Tell the Fat Lady to Clear Her Calendar
Now don’t get me wrong. The fat lady has not sung. Don’t even let her warm up. But she should absolutely clear her schedule — because this thing is just about done. Knicks in 4.
Some teams just have it. You feel it. The 2001 Yankees carrying a wounded city on their backs after 9/11. The 2004 Red Sox clawing all the way back from 3–1 down with the bloody sock and rewriting history. And now these Knicks — who blew it up and made a bold coaching change last offseason, then turned around and went absolutely bananas this year. A four-game sweep would be the perfect bow on a story like that. It almost has to be a sweep, right? Two games at the Garden. Win them both. Bring out the brooms.

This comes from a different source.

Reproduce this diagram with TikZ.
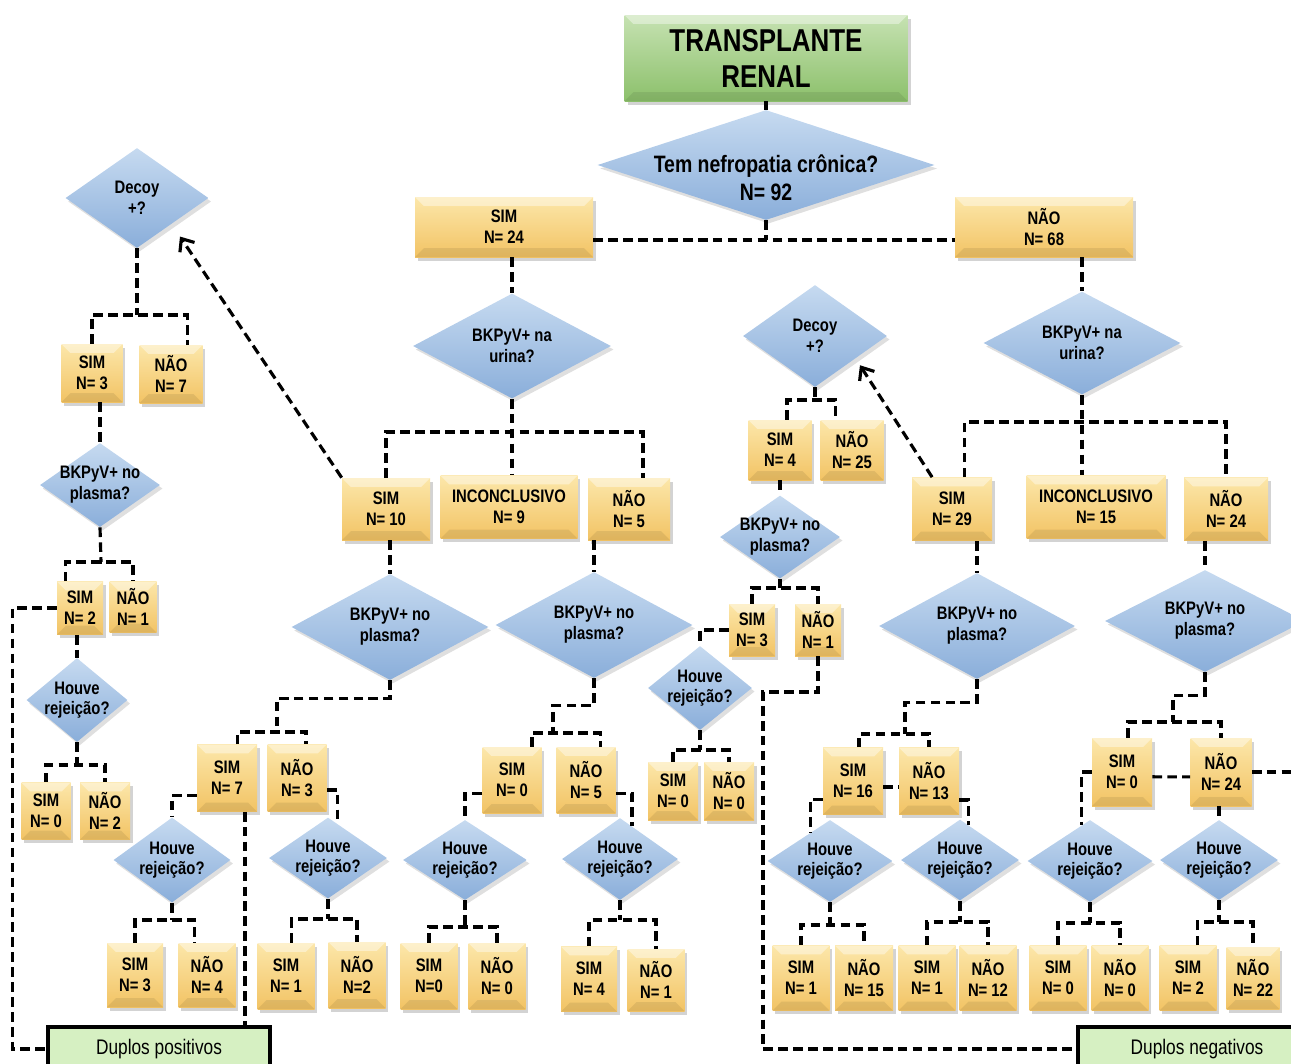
\documentclass[tikz,border=0pt]{standalone}
\usepackage{fontspec}
\setmainfont{Liberation Sans}[FakeStretch=0.82]
\usetikzlibrary{shapes.geometric,shadows,arrows.meta}

\definecolor{boxtop}{HTML}{FCE7AA}
\definecolor{boxbot}{HTML}{F2C364}
\definecolor{asktop}{HTML}{C6DAF0}
\definecolor{askbot}{HTML}{8AAEDA}
\definecolor{headtop}{HTML}{C6E2B2}
\definecolor{headbot}{HTML}{8CC06B}
\definecolor{dupfill}{HTML}{D6F0C2}

\newcommand{\txtfont}{\bfseries\fontsize{10.3}{11.8}\selectfont}

\tikzset{
  sz/.style 2 args={minimum width=#1*0.02cm, minimum height=#2*0.02cm},
  bevel/.style={path picture={
    \fill[white,opacity=.4] (path picture bounding box.north west) -- (path picture bounding box.north east)
      -- ([xshift=-5pt,yshift=-5pt]path picture bounding box.north east)
      -- ([xshift=5pt,yshift=-5pt]path picture bounding box.north west) -- cycle;
    \fill[black,opacity=.08] (path picture bounding box.south west) -- (path picture bounding box.south east)
      -- ([xshift=-5pt,yshift=5pt]path picture bounding box.south east)
      -- ([xshift=5pt,yshift=5pt]path picture bounding box.south west) -- cycle;
  }},
  box/.style={rectangle, inner sep=1pt, align=center, font=\txtfont,
    top color=boxtop, bottom color=boxbot, bevel,
    drop shadow={opacity=.35, shadow xshift=1.5pt, shadow yshift=-2pt}},
  ask/.style={diamond, inner sep=0pt, top color=asktop, bottom color=askbot,
    drop shadow={opacity=.25, shadow xshift=1.5pt, shadow yshift=-2pt}},
  ques/.style={label={[align=center,font=\txtfont]center:#1}},
  headbox/.style={rectangle, align=center, font=\bfseries\fontsize{18}{20.5}\selectfont,
    top color=headtop, bottom color=headbot, bevel,
    drop shadow={opacity=.35, shadow xshift=2pt, shadow yshift=-2.5pt}},
  dup/.style={rectangle, draw=black, line width=2pt, fill=dupfill, font=\fontsize{12}{14}\selectfont},
  link/.style={draw=black, line width=1.8pt, dash pattern=on 5.5pt off 3pt},
  arr/.style={link, -{Straight Barb[length=6pt,width=10pt]}},
}

\begin{document}
\begin{tikzpicture}[x=0.02cm, y=-0.02cm]
\useasboundingbox (0,0) rectangle (1291,1063);
\clip (0,0) rectangle (1291,1063);

% topo
\node[headbox, sz={283}{86}] (trans) at (766,58) {TRANSPLANTE\\RENAL};
\node[ask, sz={337}{110}, label={[align=center,yshift=-0.26cm,font=\bfseries\fontsize{13.5}{16}\selectfont]center:Tem nefropatia crônica?\\N= 92}] (nefro) at (766,165) {};
\node[box, sz={178}{60}] (sim24) at (504,227) {SIM\\N= 24};
\node[box, sz={178}{60}] (nao68) at (1044,227) {NÃO\\N= 68};

\node[ask, sz={198}{105}, ques={BKPyV+ na\\urina?}] (urnA) at (512,346) {};
\node[ask, sz={197}{103}, ques={BKPyV+ na\\urina?}] (urnB) at (1082,343) {};
\node[box, sz={88}{62}] (sim10) at (386,509) {SIM\\N= 10};
\node[box, sz={137}{63}] (inc9) at (509,507) {INCONCLUSIVO\\N= 9};
\node[box, sz={82}{62}] (nao5) at (629,509) {NÃO\\N= 5};
\node[box, sz={80}{63}] (sim29) at (952,509) {SIM\\N= 29};
\node[box, sz={139}{63}] (inc15) at (1096,507) {INCONCLUSIVO\\N= 15};
\node[box, sz={84}{63}] (nao24) at (1226,509) {NÃO\\N= 24};

% decoy esquerda
\node[ask, sz={143}{100}, ques={Decoy\\+?}] (decA) at (137,198) {};
\node[box, sz={61}{58}] (sim3a) at (92,373) {SIM\\N= 3};
\node[box, sz={63}{58}] (nao7) at (171,374) {NÃO\\N= 7};
\node[ask, sz={120}{84}, ques={BKPyV+ no\\plasma?}] (plsA) at (100,485) {};
\node[box, sz={46}{53}] (sim2) at (80,608) {SIM\\N= 2};
\node[box, sz={47}{51}] (nao1a) at (133,607) {NÃO\\N= 1};
\node[ask, sz={101}{84}, ques={Houve\\rejeição?}] (rejA) at (77,700) {};
\node[box, sz={49}{57}] (sim0a) at (46,811) {SIM\\N= 0};
\node[box, sz={50}{57}] (nao2) at (105,811) {NÃO\\N= 2};

% plasma, ramo sim
\node[ask, sz={197}{106}, ques={BKPyV+ no\\plasma?}] (plsB) at (390,627) {};
\node[ask, sz={197}{106}, ques={BKPyV+ no\\plasma?}] (plsC) at (594,625) {};
\node[box, sz={60}{67}] (sim7) at (227,778) {SIM\\N= 7};
\node[box, sz={59}{67}] (nao3) at (297,778) {NÃO\\N= 3};
\node[ask, sz={117}{85}, ques={Houve\\rejeição?}] (rejB) at (172,860) {};
\node[ask, sz={118}{81}, ques={Houve\\rejeição?}] (rejC) at (328,858) {};
\node[box, sz={56}{64}] (sim3b) at (135,975) {SIM\\N= 3};
\node[box, sz={57}{64}] (nao4) at (207,975) {NÃO\\N= 4};
\node[box, sz={57}{66}] (sim1a) at (286,976) {SIM\\N= 1};
\node[box, sz={57}{66}] (nao2b) at (357,975) {NÃO\\N=2};
\node[box, sz={59}{66}] (sim0b) at (512,780) {SIM\\N= 0};
\node[box, sz={59}{66}] (nao5b) at (586,780) {NÃO\\N= 5};
\node[ask, sz={124}{80}, ques={Houve\\rejeição?}] (rejD) at (465,860) {};
\node[ask, sz={116}{82}, ques={Houve\\rejeição?}] (rejE) at (620,859) {};
\node[box, sz={57}{66}] (sim0c) at (429,976) {SIM\\N=0};
\node[box, sz={57}{66}] (nao0a) at (497,976) {NÃO\\N= 0};
\node[box, sz={56}{65}] (sim4) at (589,979) {SIM\\N= 4};
\node[box, sz={57}{62}] (nao1b) at (656,980) {NÃO\\N= 1};

% decoy meio
\node[ask, sz={144}{102}, ques={Decoy\\+?}] (decB) at (815,336) {};
\node[box, sz={63}{60}] (sim4b) at (780,450) {SIM\\N= 4};
\node[box, sz={63}{60}] (nao25) at (852,450) {NÃO\\N= 25};
\node[ask, sz={120}{83}, ques={BKPyV+ no\\plasma?}] (plsD) at (780,537) {};
\node[box, sz={46}{52}] (sim3c) at (752,630) {SIM\\N= 3};
\node[box, sz={46}{52}] (nao1c) at (818,630) {NÃO\\N= 1};
\node[ask, sz={104}{84}, ques={Houve\\rejeição?}] (rejF) at (700,688) {};
\node[box, sz={50}{58}] (sim0d) at (673,791) {SIM\\N= 0};
\node[box, sz={50}{58}] (nao0b) at (729,791) {NÃO\\N= 0};

% ramo nao
\node[ask, sz={196}{106}, ques={BKPyV+ no\\plasma?}] (plsE) at (977,626) {};
\node[ask, sz={200}{102}, ques={BKPyV+ no\\plasma?}] (plsF) at (1205,621) {};
\node[box, sz={60}{67}] (sim16) at (853,781) {SIM\\N= 16};
\node[box, sz={60}{67}] (nao13) at (929,781) {NÃO\\N= 13};
\node[ask, sz={125}{82}, ques={Houve\\rejeição?}] (rejG) at (830,861) {};
\node[ask, sz={118}{81}, ques={Houve\\rejeição?}] (rejH) at (960,860) {};
\node[box, sz={57}{65}] (sim1b) at (801,978) {SIM\\N= 1};
\node[box, sz={58}{65}] (nao15) at (864,978) {NÃO\\N= 15};
\node[box, sz={57}{65}] (sim1c) at (927,978) {SIM\\N= 1};
\node[box, sz={57}{65}] (nao12) at (988,978) {NÃO\\N= 12};
\node[box, sz={60}{68}] (sim0e) at (1122,772) {SIM\\N= 0};
\node[box, sz={61}{68}] (nao24b) at (1221,772) {NÃO\\N= 24};
\node[ask, sz={125}{82}, ques={Houve\\rejeição?}] (rejI) at (1090,861) {};
\node[ask, sz={118}{80}, ques={Houve\\rejeição?}] (rejJ) at (1219,860) {};
\node[box, sz={57}{65}] (sim0f) at (1058,978) {SIM\\N= 0};
\node[box, sz={57}{65}] (nao0c) at (1120,978) {NÃO\\N= 0};
\node[box, sz={57}{65}] (sim2b) at (1188,978) {SIM\\N= 2};
\node[box, sz={53}{62}] (nao22) at (1253,978) {NÃO\\N= 22};

\node[dup, sz={222}{44}] (dupPos) at (159,1049) {Duplos positivos};
\node[dup, sz={238}{44}] (dupNeg) at (1197,1049) {Duplos negativos};

% ligacoes
\coordinate (j0) at (766,240);
\draw[link] (trans) -- (nefro);
\draw[link] (nefro.south) -- (j0);
\draw[link] (sim24.east |- j0) -- (nao68.west |- j0);
\draw[link] (urnA.north |- sim24.south) -- (urnA.north);
\draw[link] (urnB.north |- nao68.south) -- (urnB.north);

\coordinate (jA) at (512,432);
\draw[link] (urnA.south) -- (urnA.south |- inc9.north);
\draw[link] (sim10.north) |- (jA) -| (nao5.66);
\coordinate (jB) at (1085,422);
\draw[link] (urnB.south) -- (urnB.south |- inc15.north);
\draw[link] (sim29.68) |- (jB) -| (nao24.north);

\draw[arr, shorten >=0.3cm] (sim10.north west) -- (decA.-37);
\draw[arr, shorten >=0.16cm] (sim29.122) -- (decB.-29);

\coordinate (jC) at (137,315);
\draw[link] (decA.south) -- (jC);
\draw[link] (sim3a.north) |- (jC) -| (nao7.61);
\draw[link] (plsA.north |- sim3a.south) -- (plsA.north);
\coordinate (jD) at (101,562);
\draw[link] (plsA.south) -- (jD);
\draw[link] (sim2.118) |- (jD) -| (nao1a.north);
\draw[link] (rejA.north |- sim2.south) -- (rejA.north);
\coordinate (jE) at (77,765);
\draw[link] (rejA.south) -- (jE);
\draw[link] (sim0a.north) |- (jE) -| (nao2.north);
\draw[link] (sim2.west) -- ++(-44,0) |- (dupPos.west);

\draw[link] (plsB.north |- sim10.south) -- (plsB.north);
\draw[link] (plsC.north |- nao5.south) -- (plsC.north);
\coordinate (jF) at (277,732);
\draw[link] (plsB.south) -- ++(0,18) -| (jF);
\draw[link] (sim7.73) |- (jF) -| (nao3.75);
\draw[link] (sim7.210) -| (rejB.north);
\coordinate (jG) at (172,920);
\draw[link] (rejB.south) -- (jG);
\draw[link] (sim3b.north) |- (jG) -| (nao4.111);
\draw[link] (sim7.-62) -- (sim7.-62 |- dupPos.north);
\draw[link] (nao3.-22) -| (rejC.75);
\coordinate (jH) at (328,919);
\draw[link] (rejC.south) -- (jH);
\draw[link] (sim1a.80) |- (jH) -| (nao2b.north);

\coordinate (jI) at (553,733);
\draw[link] (plsC.south) -- ++(0,27) -| (jI);
\draw[link] (sim0b.59) |- (jI) -| (nao5b.67);
\draw[link] (sim0b.204) -| (rejD.north);
\coordinate (jJ) at (465,927);
\draw[link] (rejD.south) -- (jJ);
\draw[link] (sim0c.north) |- (jJ) -| (nao0a.north);
\draw[link] (nao5b.-24) -| (rejE.70);
\coordinate (jK) at (620,920);
\draw[link] (rejE.south) -- (jK);
\draw[link] (sim4.north) |- (jK) -| (nao1b.north);

\coordinate (jL) at (815,400);
\draw[link] (decB.south) -- (jL);
\draw[link] (sim4b.77) |- (jL) -| (nao25.118);
\draw[link] (sim4b) -- (plsD);
\coordinate (jM) at (780,588);
\draw[link] (plsD.south) -- (jM);
\draw[link] (sim3c.north) |- (jM) -| (nao1c.north);
\draw[link] (sim3c.west) -| (rejF.north);
\coordinate (jN) at (700,750);
\draw[link] (rejF.south) -- (jN);
\draw[link] (sim0d.north) |- (jN) -| (nao0b.north);
\coordinate (bendN) at (763,692);
\draw[link] (nao1c.south) |- (bendN) |- (dupNeg.west);

\coordinate (jO) at (905,734);
\draw[link] (plsE.north |- sim29.south) -- (plsE.north);
\draw[link] (plsF.north |- nao24.south) -- (plsF.north);
\draw[link] (plsE.south) -- ++(0,23) -| (jO);
\draw[link] (sim16.80) |- (jO) -| (nao13.north);
\draw[link] (sim16.-11) -- (nao13.191);
\draw[link] (sim16.211) -| (rejG.124);
\coordinate (jP) at (830,925);
\draw[link] (rejG.south) -- (jP);
\draw[link] (sim1b.north) |- (jP) -| (nao15.north);
\draw[link] (nao13.-32) -| (rejH.77);
\coordinate (jQ) at (960,922);
\draw[link] (rejH.south) -- (jQ);
\draw[link] (sim1c.north) |- (jQ) -| (nao12.north);

\coordinate (jR) at (1173,722);
\draw[link] (plsF.south) -- ++(0,23) -| (jR);
\draw[link] (sim0e.80) |- (jR) -| (nao24b.north);
\draw[link] (sim0e.-9) -- (nao24b.189);
\draw[link] (nao24b.east) -| (dupNeg.north east);
\draw[link] (sim0e.west) -| (rejI.103);
\coordinate (jS) at (1090,923);
\draw[link] (rejI.south) -- (jS);
\draw[link] (sim0f.north) |- (jS) -| (nao0c.north);
\draw[link] (rejJ.north |- nao24b.south) -- (rejJ.north);
\coordinate (jT) at (1219,922);
\draw[link] (rejJ.south) -- (jT);
\draw[link] (sim2b.74) |- (jT) -| (nao22.north);
\end{tikzpicture}
\end{document}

Start spreading the news. Bring out the brooms. This one’s over.
A Casual Pick Gone Very Wrong (Don’t Tell the Knicks Fans)
I have to come clean about one thing. I had the Spurs winning this series. Wemby plus those young horses — I genuinely saw them giving the Knicks fits and stealing the whole thing. It was a casual pick. A throwaway. I’m sorry.
And now there are Knicks fans outside my house. In Virginia. The 757. I don’t know how they found me. It was just a casual prediction! How did they get my address??
So I’ll say it loud, on the record, so the folks on my lawn can hear me through the window: I was wrong. The Knicks are too good. They’re a team of destiny. And they are sweeping the San Antonio Spurs.
Start spreading the news. Bring out the brooms. Knicks in 4 — and that’s all she wrote.
Game 3 is at the Garden. Clear your calendar.